Penurunan nominal bantuan Madrasah ini disampaikan oleh Kementerian Agama dalam surat Direktorat Jenderal (Ditjen) Pendidikan Islam pada (14/2). Kepala Bidang Pendidikan Madrasah pada Kantor Kemenag Kabupaten Probolinggo, Barzan Ahmadi pun mengamini hal ini. Kepada Times Indonesia, ia mengatakan bahwa pemangkasan ini terjadi pada madrasah negeri.
“Untuk madrasah negeri (terkena efisiensi). Yang (madrasah) swasta tidak ada potongan (terkena efisiensi),” pungkas Barzan.
6. Pemerataan Pendidikan yang Jauh Panggang Dari Api
Efisiensi anggaran pun tak lepas dari pupusnya pemerataan akses pendidikan ke beberapa daerah di Indonesia. Terutama di Papua, Daniel Ayub Dawan, Pembantu Dekan III Ekonomi dan Bisnis Universitas Cendrawasih (Uncen) bilang, pemangkasan anggaran juga berimbas pada operasional Uncen. Melalui Jubi Papua ia mengatakan bahwa efisiensi anggaran sudah semestinya dikritisi ulang.

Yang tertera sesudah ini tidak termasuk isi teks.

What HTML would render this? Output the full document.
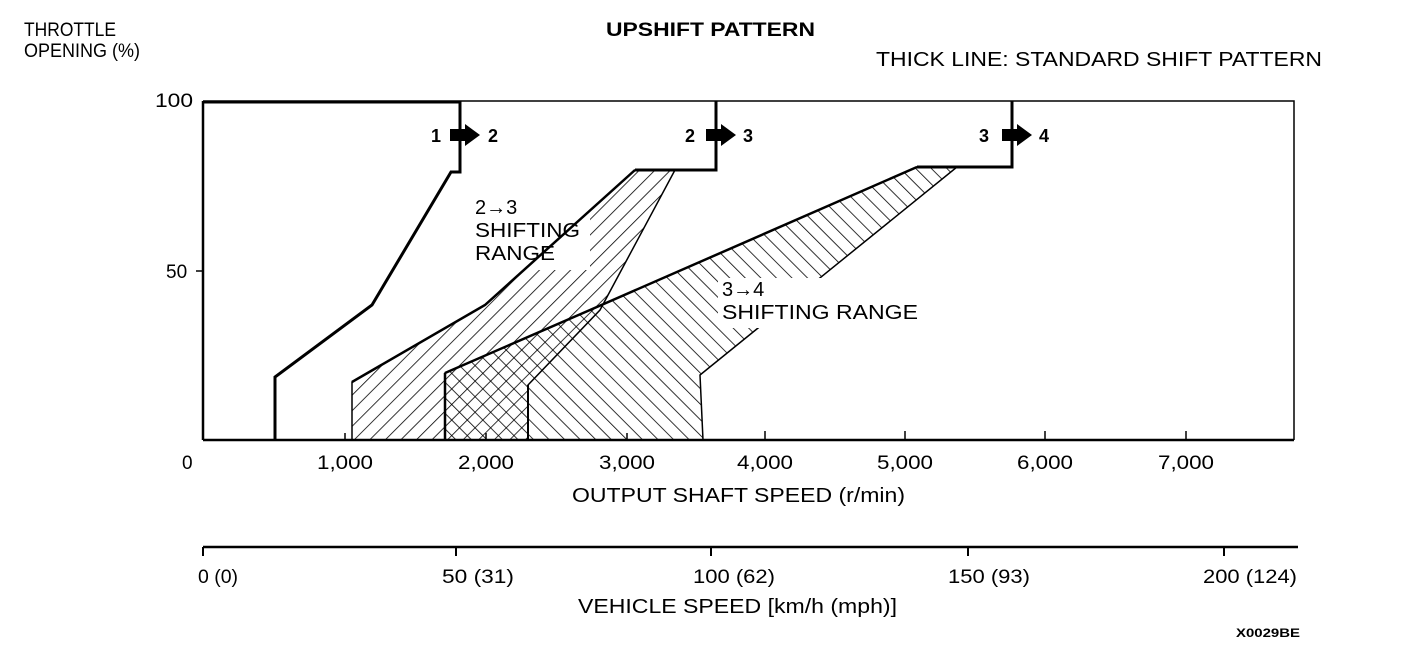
<!DOCTYPE html>
<html><head><meta charset="utf-8"><style>
html,body{margin:0;padding:0;background:#fff;}
svg{display:block;}
text{font-family:"Liberation Sans",Arial,sans-serif;fill:#000;}
</style></head><body>
<svg width="1408" height="648" viewBox="0 0 1408 648" xmlns="http://www.w3.org/2000/svg">
<defs>
<pattern id="fw" patternUnits="userSpaceOnUse" width="11" height="11" patternTransform="rotate(45)">
<line x1="0" y1="0" x2="0" y2="11" stroke="#000" stroke-width="1.6"/>
</pattern>
<pattern id="bw" patternUnits="userSpaceOnUse" width="11" height="11" patternTransform="rotate(-45)">
<line x1="0" y1="0" x2="0" y2="11" stroke="#000" stroke-width="1.6"/>
</pattern>
</defs>
<text x="24" y="36" font-size="19" textLength="92" lengthAdjust="spacingAndGlyphs">THROTTLE</text>
<text x="24" y="57" font-size="19" textLength="116" lengthAdjust="spacingAndGlyphs">OPENING (%)</text>
<text x="606" y="36" font-size="19" font-weight="bold" textLength="209" lengthAdjust="spacingAndGlyphs">UPSHIFT PATTERN</text>
<text x="876" y="66" font-size="20" textLength="446" lengthAdjust="spacingAndGlyphs">THICK LINE: STANDARD SHIFT PATTERN</text>

<!-- hatched regions -->
<polygon points="352,440 352,382 485,305 635,170 675,170 600,310 528,385 528,440" fill="url(#fw)" stroke="#000" stroke-width="1.5"/>
<polygon points="445,440 445,373 590,310 917,167 957,167 700,375 703,440" fill="url(#bw)" stroke="#000" stroke-width="1.5"/>
<rect x="472" y="190" width="118" height="80" fill="#fff"/>
<rect x="718" y="278" width="210" height="50" fill="#fff"/>
<line x1="445" y1="373" x2="445" y2="440" stroke="#000" stroke-width="2.5"/>
<line x1="528" y1="385" x2="528" y2="440" stroke="#000" stroke-width="2"/>
<polyline points="352,382 485,305 635,170" fill="none" stroke="#000" stroke-width="2.5"/>
<polyline points="445,373 590,310 917,167" fill="none" stroke="#000" stroke-width="2.5"/>

<!-- axes frame -->
<polyline points="203,101 1294,101 1294,440" fill="none" stroke="#000" stroke-width="1.5"/>
<line x1="203" y1="101" x2="203" y2="440" stroke="#000" stroke-width="2.5"/>
<line x1="203" y1="440" x2="1294" y2="440" stroke="#000" stroke-width="2.5"/>
<line x1="203" y1="102" x2="460" y2="102" stroke="#000" stroke-width="3"/>
<line x1="196" y1="271" x2="203" y2="271" stroke="#000" stroke-width="1.5"/>
<g stroke="#000" stroke-width="1.5">
<line x1="345" y1="440" x2="345" y2="433"/><line x1="486" y1="440" x2="486" y2="433"/>
<line x1="627" y1="440" x2="627" y2="433"/><line x1="765" y1="440" x2="765" y2="431"/>
<line x1="905" y1="440" x2="905" y2="431"/><line x1="1045" y1="440" x2="1045" y2="431"/>
<line x1="1186" y1="440" x2="1186" y2="431"/>
</g>

<!-- standard shift lines -->
<polyline points="460,101 460,172 451,172 372,305 275,377 275,440" fill="none" stroke="#000" stroke-width="3"/>
<polyline points="635,170 716,170 716,101" fill="none" stroke="#000" stroke-width="3"/>
<polyline points="917,167 1012,167 1012,101" fill="none" stroke="#000" stroke-width="3"/>

<!-- arrows -->
<g fill="#000">
<polygon points="450,129 465,129 465,124 480,135 465,146 465,141 450,141"/>
<polygon points="706,129 721,129 721,124 736,135 721,146 721,141 706,141"/>
<polygon points="1002,129 1017,129 1017,124 1032,135 1017,146 1017,141 1002,141"/>
</g>
<g font-size="18" font-weight="bold">
<text x="431" y="142">1</text><text x="488" y="142">2</text>
<text x="685" y="142">2</text><text x="743" y="142">3</text>
<text x="979" y="142">3</text><text x="1039" y="142">4</text>
</g>
<g font-size="20">
<text x="475" y="214">2→3</text>
<text x="475" y="237" textLength="105" lengthAdjust="spacingAndGlyphs">SHIFTING</text>
<text x="475" y="260" textLength="80" lengthAdjust="spacingAndGlyphs">RANGE</text>
<text x="722" y="296">3→4</text>
<text x="722" y="319" textLength="196" lengthAdjust="spacingAndGlyphs">SHIFTING RANGE</text>
</g>

<g font-size="19">
<text x="155" y="107" textLength="38" lengthAdjust="spacingAndGlyphs">100</text>
<text x="166" y="278">50</text>
<text x="182" y="469">0</text>
<text x="345" y="469" text-anchor="middle" textLength="56" lengthAdjust="spacingAndGlyphs">1,000</text>
<text x="486" y="469" text-anchor="middle" textLength="56" lengthAdjust="spacingAndGlyphs">2,000</text>
<text x="627" y="469" text-anchor="middle" textLength="56" lengthAdjust="spacingAndGlyphs">3,000</text>
<text x="765" y="469" text-anchor="middle" textLength="56" lengthAdjust="spacingAndGlyphs">4,000</text>
<text x="905" y="469" text-anchor="middle" textLength="56" lengthAdjust="spacingAndGlyphs">5,000</text>
<text x="1045" y="469" text-anchor="middle" textLength="56" lengthAdjust="spacingAndGlyphs">6,000</text>
<text x="1186" y="469" text-anchor="middle" textLength="56" lengthAdjust="spacingAndGlyphs">7,000</text>
<text x="572" y="502" font-size="20" textLength="333" lengthAdjust="spacingAndGlyphs">OUTPUT SHAFT SPEED (r/min)</text>
</g>

<!-- vehicle speed axis -->
<line x1="203" y1="547" x2="1298" y2="547" stroke="#000" stroke-width="2.5"/>
<g stroke="#000" stroke-width="2">
<line x1="203" y1="547" x2="203" y2="556"/><line x1="456" y1="547" x2="456" y2="556"/>
<line x1="711" y1="547" x2="711" y2="556"/><line x1="968" y1="547" x2="968" y2="556"/>
<line x1="1224" y1="547" x2="1224" y2="556"/>
</g>
<g font-size="19">
<text x="198" y="583" textLength="40" lengthAdjust="spacingAndGlyphs">0 (0)</text>
<text x="442" y="583" textLength="72" lengthAdjust="spacingAndGlyphs">50 (31)</text>
<text x="693" y="583" textLength="82" lengthAdjust="spacingAndGlyphs">100 (62)</text>
<text x="948" y="583" textLength="82" lengthAdjust="spacingAndGlyphs">150 (93)</text>
<text x="1203" y="583" textLength="94" lengthAdjust="spacingAndGlyphs">200 (124)</text>
<text x="578" y="613" font-size="20" textLength="319" lengthAdjust="spacingAndGlyphs">VEHICLE SPEED [km/h (mph)]</text>
</g>
<text x="1300" y="637" font-size="12" font-weight="bold" text-anchor="end" textLength="64" lengthAdjust="spacingAndGlyphs">X0029BE</text>
</svg>
</body></html>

Pengembangan sumber daya manusia hanya akan jadi angan-angan apabila hal ini tidak dilakukan dengan cermat.
“Saya pribadi di Lembaga Uncen, ya berharap untuk pemerintah meninjau kembali efisiensi anggaran itu. Supaya, apa yang mau diefisiensikan itu bisa jelas. Ini untuk mendukung pengembangan sumber daya manusia kita,” kata Daniel.
Di tempat lain, Ubad Matraji, Koordinator Jaringan Pemantau Pendidikan Indonesia (JPPI) pun mengkritisi hal yang serupa. Pasalnya, berdasarkan penuturan Ubaid melalui Detik.com, pemangkasan anggaran yang serampangan hanya berdampak pada penurunan kualitas pendidikan dan sulitnya akses pendidikan di daerah.
Untuk itu, Ubaid pun menambahkan bahwa pemerintah wajib menjaga mandatory spending minimal 20 persen untuk pendidikan. Hal ini sesuai dengan Undang-Undang Dasar (UUD) 1945 pasal 31 ayat 4 yang berbunyi:
“Negara memprioritaskan anggaran pendidikan sekurang-kurangnya dua puluh persen dari anggaran pendapatan dan belanja negara serta dari anggaran pendapatan dan belanja daerah untuk memenuhi kebutuhan penyelenggaraan pendidikan nasional.”